Stalemate in Peace Negotiations, Both Sides Seek Facilitator

Sources in Doha say that due to the lack of tangible progress in the intra-Afghan talks, the two sides are currently bargaining over the appointment of a facilitator and the definition of its tasks. A source familiar with the process says that the Taliban currently do not accept any document other than the Doha Agreement as a basis for advancing the negotiations. Thus, although negotiations between the two sides have practically reached a stalemate, meetings between the members of the government delegation and the Taliban to decide on a facilitator who can break the stalemate have continued. The Taliban have proposed Qatar as a possible candidate to facilitate negotiations. However, the United States, Germany, Norway, Uzbekistan, Indonesia, Qatar and the United Nations are also ready to facilitate the talks within the framework of the “Peace Process Support Network”. Although sources dismiss the appointment of a “mediator” in the current context, they say the two sides have already understood the need to appoint a mediator to continue the talks. In addition, although the issue of “taking a break” has been raised during the negotiations, it is not yet final and the two sides are currently discussing a timetable. It known that some members of the government’s negotiating team have returned to Kabul for various reasons.
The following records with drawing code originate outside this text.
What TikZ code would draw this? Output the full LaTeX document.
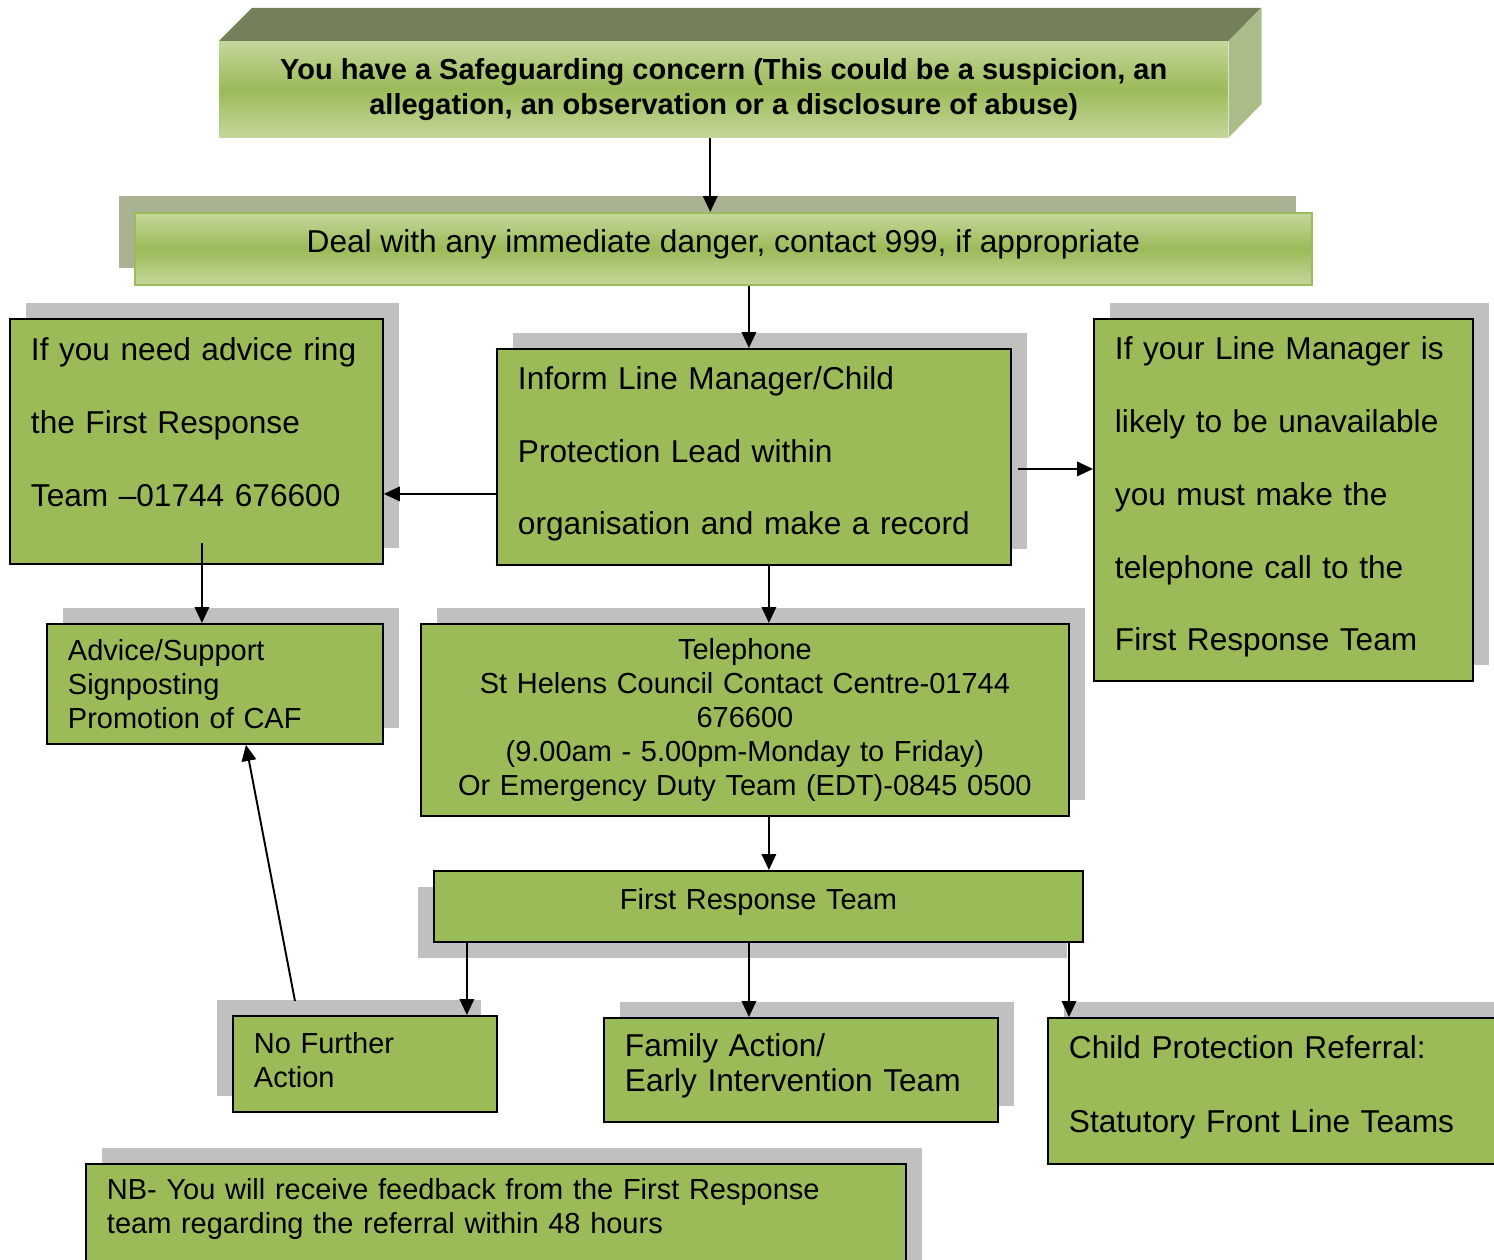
\documentclass[tikz,border=0pt]{standalone}
\usepackage{fontspec}
\setmainfont{Liberation Sans}
\usepackage{xcolor}
\usepackage{tikz}
\usetikzlibrary{arrows.meta, shadows}

\definecolor{boxgreen}{HTML}{9BBB59}
\definecolor{palegreen}{HTML}{C4D79B}
\definecolor{lidgreen}{HTML}{748059}
\definecolor{sidegreen}{HTML}{AABC88}
\definecolor{shadowgrey}{HTML}{C0C0C0}
\definecolor{mossgrey}{HTML}{A9B394}

% strut below the last line, lifts the text a little
\newcommand{\liftby}[1]{\rule[-#1]{0pt}{0pt}}

\begin{document}
\begin{tikzpicture}[
    x=0.02cm, y=-0.02cm,
    % Define the style for the green boxes
    box/.style={
        rectangle,
        draw=black,
        line width=1.1pt,
        fill=boxgreen,
        anchor=north west,
        align=left,
        inner xsep=0.42cm,
        inner ysep=0pt,
        font=\fontsize{18}{41.4}\selectfont
    },
    small/.style={font=\fontsize{16.5}{19.3}\selectfont},
    % Define the shaded look of the two top boxes
    glossy/.style={top color=palegreen, bottom color=palegreen, middle color=boxgreen},
    % Define the grey blocks behind the boxes
    upright/.style={drop shadow={shadow xshift=.32cm, shadow yshift=.32cm, fill=shadowgrey, opacity=1}},
    upleft/.style={drop shadow={shadow xshift=-.32cm, shadow yshift=.32cm, fill=shadowgrey, opacity=1}},
    downleft/.style={drop shadow={shadow xshift=-.32cm, shadow yshift=-.32cm, fill=shadowgrey, opacity=1}},
    mossy/.style={drop shadow={shadow xshift=-.32cm, shadow yshift=.34cm, fill=mossgrey, opacity=1}},
    % Define style for arrows
    arrow/.style={
        -{Triangle[length=.32cm, width=.29cm]},
        line width=1.1pt
    }
]
\useasboundingbox (0,0) rectangle (1494,1260);
\clip (0,0) rectangle (1494,1260);

% 1. Concern (3D block)
\node (concern) [glossy, anchor=north west, inner sep=0pt, align=center,
    minimum width=20.18cm, minimum height=1.92cm,
    font=\bfseries\fontsize{16.5}{19.8}\selectfont] at (219,41)
    {You have a Safeguarding concern (This could be a suspicion, an\\ allegation, an observation or a disclosure of abuse)};
\fill[lidgreen] (concern.north west) -- ++(33,-33) -- ++(1009,0) -- (concern.north east) -- cycle;
\fill[sidegreen] (concern.north east) -- ++(33,-33) -- ++(0,96) -- (concern.south east) -- cycle;

% 2. Immediate danger
\node (danger) [box, glossy, mossy, draw=boxgreen, align=center,
    minimum width=23.54cm, minimum height=1.44cm] at (134,212)
    {Deal with any immediate danger, contact 999, if appropriate\liftby{8.5pt}};

% 3. Advice / line manager / unavailable
\node (advice) [box, upright, minimum width=7.46cm, minimum height=4.90cm, text width=6.62cm] at (9,318)
    {If you need advice ring\\ the First Response\\ Team –01744 676600\liftby{22pt}};
\node (inform) [box, upright, minimum width=10.28cm, minimum height=4.32cm, text width=9.44cm] at (496,348)
    {Inform Line Manager/Child\\ Protection Lead within\\ organisation and make a record\liftby{7.2pt}};
\node (unavail) [box, upright, minimum width=7.58cm, minimum height=7.24cm, text width=6.74cm] at (1093,318)
    {If your Line Manager is\\ likely to be unavailable\\ you must make the\\ telephone call to the\\ First Response Team\liftby{6.8pt}};

% 4. Support and telephone
\node (support) [box, small, upright, minimum width=6.72cm, minimum height=2.40cm, text width=5.88cm] at (46,623)
    {Advice/Support\\ Signposting\\ Promotion of CAF};
\node (phone) [box, small, upright, align=center, minimum width=12.96cm, minimum height=3.84cm, text width=12.12cm] at (420,623)
    {Telephone\\ St Helens Council Contact Centre-01744\\ 676600\\ (9.00am - 5.00pm-Monday to Friday)\\ Or Emergency Duty Team (EDT)-0845 0500};

% 5. First Response Team
\node (frt) [box, small, downleft, align=center, minimum width=12.98cm, minimum height=1.42cm, text width=12.14cm] at (433,870)
    {First Response Team\liftby{9pt}};

% 6. Outcomes
\node (nfa) [box, small, upleft, minimum width=5.28cm, minimum height=1.92cm, text width=4.44cm] at (232,1015)
    {No Further\\ Action\liftby{4.5pt}};
\node (family) [box, upright, font=\fontsize{18}{19.8}\selectfont, minimum width=7.88cm, minimum height=2.08cm, text width=7.04cm] at (603,1017)
    {Family Action/\\ Early Intervention Team\liftby{8.3pt}};
\node (child) [box, upright, font=\fontsize{18}{42}\selectfont, minimum width=9.26cm, minimum height=2.92cm, text width=8.42cm] at (1047,1017)
    {Child Protection Referral:\\ Statutory Front Line Teams\liftby{8.3pt}};

% 7. Note
\node (nb) [box, small, upright, minimum width=16.40cm, minimum height=2.54cm, text width=15.56cm] at (85,1163)
    {NB- You will receive feedback from the First Response\\ team regarding the referral within 48 hours\liftby{24pt}};

% Arrows
\coordinate (concern out) at ([xshift=-.27cm]concern.south);
\draw [arrow] (concern out) -- (concern out |- danger.north);
\coordinate (inform in) at ([xshift=-.1cm]inform.north);
\draw [arrow] (inform in |- danger.south) -- (inform in);
\coordinate (left out) at ([yshift=-.74cm]inform.west);
\draw [arrow] (left out) -- (left out -| advice.east);
\coordinate (right out) at ([shift={(.12cm,-.24cm)}]inform.east);
\draw [arrow] (right out) -- (right out -| unavail.west);
\coordinate (advice out) at ([shift={(.11cm,.44cm)}]advice.south);
\draw [arrow] (advice out) -- (advice out |- support.north);
\coordinate (inform out) at ([xshift=.3cm]inform.south);
\draw [arrow] (inform out) -- (inform out |- phone.north);
\coordinate (phone out) at ([xshift=.48cm]phone.south);
\draw [arrow] (phone out) -- (phone out |- frt.north);
\coordinate (nfa in) at ([xshift=-.62cm]nfa.north east);
\draw [arrow] (nfa in |- frt.south) -- (nfa in);
\coordinate (family in) at ([xshift=-1.04cm]family.north);
\draw [arrow] (family in |- frt.south) -- (family in);
\coordinate (child in) at ([xshift=.44cm]child.north west);
\draw [arrow] (child in |- frt.south) -- (child in);
\coordinate (nfa out) at ([shift={(1.26cm,.28cm)}]nfa.north west);
\draw [arrow] (nfa out) -- ([xshift=.62cm]support.south);

\end{tikzpicture}
\end{document}
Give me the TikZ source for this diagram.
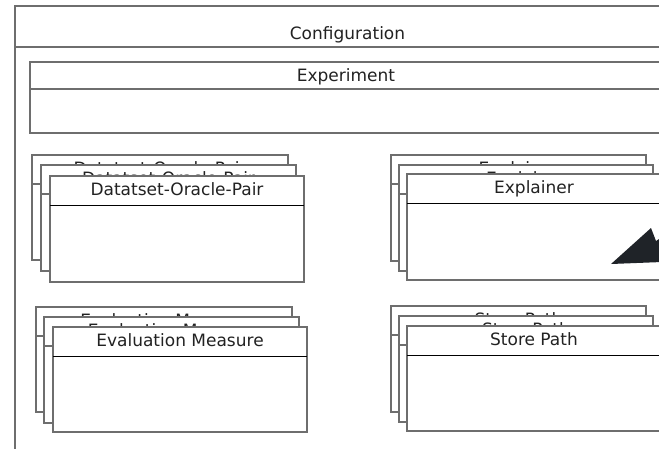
\documentclass[tikz,border=0pt]{standalone}
\usepackage{fontspec}
\setmainfont{DejaVu Sans}
\definecolor{boxline}{HTML}{6E6E6E}
\definecolor{txt}{HTML}{222222}
\definecolor{tri}{HTML}{1F2328}
\tikzset{
  frame/.style={draw=boxline, line width=1.5pt, fill=white, inner sep=0pt, outer sep=0pt, anchor=north west},
  hdr/.style={draw=black, line width=1pt},
  stub/.style={draw=boxline, line width=1.5pt},
  title/.style={anchor=base, inner sep=0pt, text=txt, font=\fontsize{17}{20}\selectfont},
}
% #1 name, #2 x, #3 y, #4 w, #5 h, #6 header offset, #7 baseline offset, #8 title, #9 header style
\newcommand\umlbox[9]{%
  \node[frame, minimum width=#4pt, minimum height=#5pt] (#1) at (#2,#3) {};
  \draw[#9] ([yshift=-#6pt]#1.north west) -- ([yshift=-#6pt]#1.north east);
  \node[title] (#1-t) at ([yshift=-#7pt]#1.north) {#8};
}
\begin{document}
\begin{tikzpicture}[x=1pt,y=-1pt]
\useasboundingbox (0,0) rectangle (659,448);
\clip (0,0) rectangle (659,448);
\fill[white] (0,0) rectangle (659,448);

\umlbox{conf}{15}{6}{665}{460}{41}{33.5}{Configuration}{stub}
\umlbox{exp}{30}{62}{632}{71}{27}{19.5}{Experiment}{stub}

% Datatset-Oracle-Pair stack
\umlbox{dop3}{32}{155}{256}{105}{29}{19}{Datatset-Oracle-Pair}{stub}
\umlbox{dop2}{41}{165}{255}{106}{29}{19}{Datatset-Oracle-Pair}{stub}
\umlbox{dop1}{50}{176}{254}{106}{29}{19}{Datatset-Oracle-Pair}{hdr}

% Explainer stack
\umlbox{ex3}{391}{155}{255}{106}{29}{19}{Explainer}{stub}
\umlbox{ex2}{399}{165}{254}{106}{29}{19}{Explainer}{stub}
\umlbox{ex1}{407}{174}{254}{106}{29}{19}{Explainer}{hdr}
\fill[tri] (611,264) -- (651,228) -- (656,241) -- (662,237) -- (662,262) -- cycle;

% Evaluation Measure stack
\umlbox{ev3}{36}{307}{256}{105}{29}{19}{Evaluation Measure}{stub}
\umlbox{ev2}{44}{317}{255}{106}{29}{19}{Evaluation Measure}{stub}
\umlbox{ev1}{53}{327}{254}{105}{29}{19}{Evaluation Measure}{hdr}

% Store Path stack
\umlbox{sp3}{391}{306}{255}{106}{29}{19}{Store Path}{stub}
\umlbox{sp2}{399}{316}{254}{106}{29}{19}{Store Path}{stub}
\umlbox{sp1}{407}{326}{254}{105}{29}{19}{Store Path}{hdr}
\end{tikzpicture}
\end{document}
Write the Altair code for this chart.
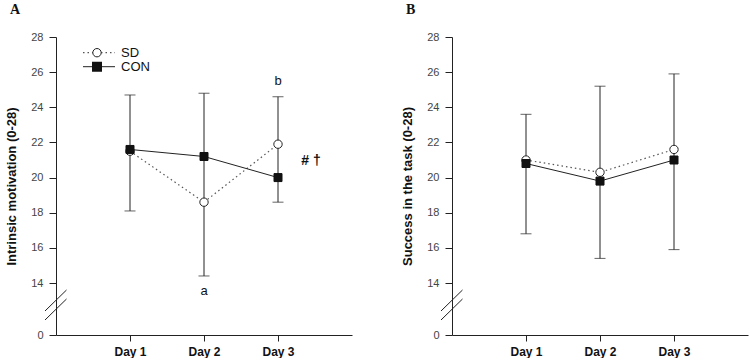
import altair as alt
import pandas as pd

days = ["Day 1", "Day 2", "Day 3"]
y_ticks = [0, 14, 16, 18, 20, 22, 24, 26, 28]

# Panel A: intrinsic motivation
motivation_sd = [21.5, 18.6, 21.9]
motivation_con = [21.6, 21.2, 20.0]
motivation_err_low = [18.1, 14.4, 18.6]
motivation_err_high = [24.7, 24.8, 24.6]

# Panel B: success in the task
success_sd = [21.0, 20.3, 21.6]
success_con = [20.8, 19.8, 21.0]
success_err_low = [16.8, 15.4, 15.9]
success_err_high = [23.6, 25.2, 25.9]

W, H = 296, 298
Y14 = 246  # pixel row of 14 on the broken axis
INK = "#222222"
SANS = "Liberation Sans"

x_scale = alt.Scale(type="point", domain=days, padding=1)
y_scale = alt.Scale(domain=[0, 14, 28], range=[H, Y14, 0], zero=False, nice=False)

x_axis = alt.Axis(
    title=None, labelFont=SANS, labelFontSize=12, labelFontWeight="bold",
    labelColor="#111111", domainColor=INK, tickColor=INK, tickSize=6,
    labelPadding=5, labelAngle=0, grid=False,
)


def y_axis(title):
    return alt.Axis(
        title=title, values=y_ticks, labelFont=SANS, labelFontSize=11,
        labelColor="#444444", domainColor=INK, tickColor=INK, tickSize=7,
        labelPadding=6, grid=False, titleFont=SANS, titleFontSize=13,
        titleFontWeight="bold", titleColor="#111111", titlePadding=12,
    )


def panel(letter, ytitle, sd, con, lo, hi, notes, legend):
    means = pd.DataFrame({
        "day": days * 2,
        "group": ["SD"] * 3 + ["CON"] * 3,
        "value": sd + con,
    })
    errs = pd.DataFrame({"day": days, "lo": lo, "hi": hi})
    ya = y_axis(ytitle)

    def X():
        return alt.X("day:N", scale=x_scale, axis=x_axis, sort=days)

    def Y(field):
        return alt.Y(f"{field}:Q", scale=y_scale, axis=ya)

    bars = alt.Chart(errs).mark_rule(color=INK, strokeWidth=1).encode(
        x=X(), y=Y("lo"), y2="hi"
    )
    cap_lo = alt.Chart(errs).mark_tick(
        color=INK, orient="horizontal", size=11, thickness=1
    ).encode(x=X(), y=Y("lo"))
    cap_hi = alt.Chart(errs).mark_tick(
        color=INK, orient="horizontal", size=11, thickness=1
    ).encode(x=X(), y=Y("hi"))

    line_sd = alt.Chart(means).transform_filter("datum.group == 'SD'").mark_line(
        color="#555555", strokeWidth=1.2, strokeDash=[1.5, 3]
    ).encode(x=X(), y=Y("value"))
    line_con = alt.Chart(means).transform_filter("datum.group == 'CON'").mark_line(
        color=INK, strokeWidth=1
    ).encode(x=X(), y=Y("value"))

    pt_sd = alt.Chart(means).transform_filter("datum.group == 'SD'").mark_point(
        shape="circle", filled=True, fill="white", stroke=INK, strokeWidth=1,
        size=70, opacity=1,
    ).encode(x=X(), y=Y("value"))
    pt_con = alt.Chart(means).transform_filter("datum.group == 'CON'").mark_point(
        shape="square", filled=True, fill="#111111", stroke="#111111",
        strokeWidth=1, size=64, opacity=1,
    ).encode(x=X(), y=Y("value"))

    layers = [bars, cap_lo, cap_hi, line_sd, line_con, pt_sd, pt_con]

    # letters marking significant differences
    for day, val, text, dx, dy, weight, fsize in notes:
        nd = pd.DataFrame({"day": [day], "value": [val], "label": [text]})
        layers.append(
            alt.Chart(nd).mark_text(
                font=SANS, fontSize=fsize, fontWeight=weight, color="#111111",
                dx=dx, dy=dy, align="center", baseline="middle",
            ).encode(x=X(), y=Y("value"), text="label:N")
        )

    # axis break marks on the y axis
    for y0, y1 in [(274, 253), (283, 262)]:
        layers.append(
            alt.Chart(pd.DataFrame({"k": [0]})).mark_rule(
                color=INK, strokeWidth=1
            ).encode(
                x=alt.value(-11), y=alt.value(y0),
                x2=alt.value(10.5), y2=alt.value(y1),
            )
        )

    # panel letter
    layers.append(
        alt.Chart(pd.DataFrame({"t": [letter]})).mark_text(
            font="Liberation Serif", fontSize=14, fontWeight="bold",
            color="#111111", align="left", baseline="top",
        ).encode(x=alt.value(-46), y=alt.value(-34), text="t:N")
    )

    if legend:
        leg = pd.DataFrame({"k": [0]})
        rows = [("SD", 15.7), ("CON", 29.7)]
        for name, ry in rows:
            if name == "SD":
                ln = alt.Chart(leg).mark_rule(
                    color="#555555", strokeWidth=1.2, strokeDash=[1.5, 3]
                )
                sym = alt.Chart(leg).mark_point(
                    shape="circle", filled=True, fill="white", stroke=INK,
                    strokeWidth=1, size=70, opacity=1,
                )
            else:
                ln = alt.Chart(leg).mark_rule(color=INK, strokeWidth=1)
                sym = alt.Chart(leg).mark_point(
                    shape="square", filled=True, fill="#111111",
                    stroke="#111111", size=64, opacity=1,
                )
            layers.append(ln.encode(x=alt.value(27), x2=alt.value(59),
                                    y=alt.value(ry), y2=alt.value(ry)))
            layers.append(sym.encode(x=alt.value(41), y=alt.value(ry)))
            layers.append(
                alt.Chart(pd.DataFrame({"t": [name]})).mark_text(
                    font=SANS, fontSize=13, color="#111111",
                    align="left", baseline="middle",
                ).encode(x=alt.value(65), y=alt.value(ry), text="t:N")
            )

    return alt.layer(*layers).properties(width=W, height=H)


notes_a = [
    ("Day 3", motivation_err_high[2], "b", 0, -16, "normal", 13),
    ("Day 2", motivation_err_low[1], "a", 0, 15, "normal", 13),
    ("Day 3", motivation_sd[2] - 0.95, "# †", 33, 0, "bold", 14),
]

chart_a = panel("A", "Intrinsic motivation (0-28)", motivation_sd, motivation_con,
                motivation_err_low, motivation_err_high, notes_a, True)
chart_b = panel("B", "Success in the task (0-28)", success_sd, success_con,
                success_err_low, success_err_high, [], False)

chart = alt.hconcat(chart_a, chart_b, spacing=48).properties(
    padding={"left": 5, "top": 2, "right": 0, "bottom": 0}
).configure(background="white", view=alt.ViewConfig(stroke="transparent"))

chart.save("out.html", embed_options={"renderer": "svg", "actions": False})
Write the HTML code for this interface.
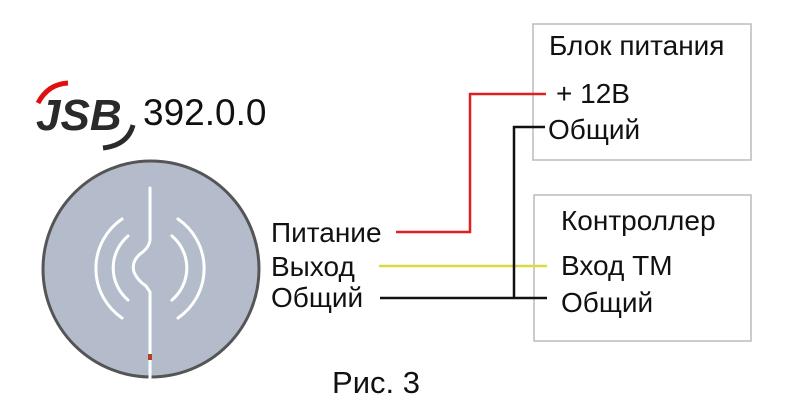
<!DOCTYPE html>
<html><head><meta charset="utf-8"><style>
body{margin:0;background:#fff;width:788px;height:409px;overflow:hidden}
svg text{font-family:"Liberation Sans",sans-serif;fill:#111}
</style></head><body>
<svg width="788" height="409" viewBox="0 0 788 409" xmlns="http://www.w3.org/2000/svg">
<!-- logo -->
<path d="M38 103 Q48 84 68 83" stroke="#e01010" stroke-width="5" fill="none"/>
<text x="36" y="130" font-size="44" font-weight="bold" font-style="italic" style="fill:#2a2a2a">JSB</text>
<path d="M103 148 Q128 145 133 125" stroke="#2a2a2a" stroke-width="5" fill="none"/>
<text x="143" y="125" font-size="37">392.0.0</text>
<!-- device -->
<circle cx="151" cy="269" r="108" fill="#b4bccc" stroke="#555" stroke-width="3"/>
<g stroke="#fff" stroke-width="3" fill="none" stroke-linecap="round">
<path d="M150 188 L150 240 Q149 248 140 254 Q131 262 134 272 Q137 280 146 286 L150 292 L150 380"/>
<path d="M122 219 A60 60 0 0 0 122 318"/>
<path d="M128 236 A42 42 0 0 0 128 300"/>
<path d="M178 219 A60 60 0 0 1 178 318"/>
<path d="M172 236 A42 42 0 0 1 172 300"/>
</g>
<rect x="148" y="354" width="4" height="6" fill="#b04020"/>
<!-- boxes -->
<rect x="533" y="24" width="218" height="136" fill="none" stroke="#bbb" stroke-width="1.5"/>
<rect x="534" y="195" width="217" height="146" fill="none" stroke="#bbb" stroke-width="1.5"/>
<!-- wires -->
<polyline points="396,232 470,232 470,94 546,94" fill="none" stroke="#e02020" stroke-width="2.5"/>
<line x1="379" y1="266" x2="547" y2="266" stroke="#d8dc40" stroke-width="2.5"/>
<line x1="380" y1="298" x2="547" y2="298" stroke="#111" stroke-width="2.5"/>
<polyline points="545,127 514,127 514,298" fill="none" stroke="#111" stroke-width="2.5"/>
<!-- labels -->
<g font-size="28">
<text x="549" y="55">Блок питания</text>
<text x="556" y="103">+ 12В</text>
<text x="548" y="139">Общий</text>
<text x="561" y="230">Контроллер</text>
<text x="561" y="275">Вход ТМ</text>
<text x="561" y="312">Общий</text>
<text x="271" y="242">Питание</text>
<text x="271" y="276">Выход</text>
<text x="271" y="307">Общий</text>
</g>
<text x="376" y="393" font-size="31" text-anchor="middle">Рис. 3</text>
</svg>
</body></html>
Although about a month and a half have passed since the opening of the intra-Afghan talks, discussions between the two sides on the preparation of a negotiating agenda have not yet concluded. According to sources, Zalmai Khalilzad, the US Special Envoy for Peace in Afghanistan, is expected to return to Doha soon. However, the Qatari government and Mr. Khalilzad have so far not taken any steps to bring the two sides together to discuss the current stalemate. Some informed sources in Doha say that although the two sides oppose the presence of a mediator, they have already concluded that progress in the talks is impossible without the appointment of a facilitator. Thus, six countries and an international organization under the name “Peace Process Support Network” have declared their readiness to mediate, facilitate or monitor the talks. The United States, Germany, Norway, Uzbekistan, Indonesia and the United Nations, as well as host Qatar, are prepared to take responsibility for facilitating the talks. Although the Taliban have proposed only Qatar, sources say the government prefers to take up two or three of these options out of the current options. According to sources, the debate over what the facilitator of the negotiations will be doing is currently ongoing between the government and the Taliban. Although the issue of taking a short break from the talks has been raised, the two sides have not yet discussed it. So far, four members of the government’s negotiating team have returned to Kabul for various reasons. A reliable source says that among the members of the government negotiating team, Fawzia Kofi and Kalimullah Naqibi have traveled to the country due to illness, Sayed Sadat Mansour Naderi to attend to affairs of the State Ministry of Peace and Abdul Matin Beik to attend the funeral of his relatives. Ahmadullah Wasiq, deputy head of the Taliban Cultural Commission, said that all members of the Taliban negotiating team were present in Qatar and that there had been no discussion about a “pause” or “break”.

Another source in Doha told 8 Subh that, “negotiations are not possible without a third party.” This person added that the deadly Libyan conflict was resolved in six days, resulting in a nationwide, permanent ceasefire, as the talks between the two sides were facilitated. According to this credible source, so far there is no proposal in the intra-Afghan negotiations that can convince both sides, and even the host of the talks does not have the capacity to do so. The source added that Qatar and Zalmai Khalilzad have not yet done anything to resolve the current stalemate. Despite these issues, some members of the negotiating team do not consider the current situation to be deadlocked, because, according to them, the meetings between the two sides have continued. Prior to the talks, peace activists stressed the importance of mediation in an interview with 8 Subh, saying that it was “not possible” to conclude the complex Doha talks without mediation.

The intra-Afghan talks opened in Doha on the 12th of September with the presence of representatives from foreign countries. Although the two sides soon began discussing the preparation of the negotiation agenda, these discussions were eventually stalled. Determining the jurisprudential basis for resolving possible deadlocks in the negotiations and determining the basis for advancing the talks are among the issues on which the two sides disagree. Although delaying these issues has been raised in direct talks, the two sides have not yet agreed on it. Clashes between security forces and Taliban fighters have intensified since the beginning of the talks, adding to the importance of resolving the stalemate.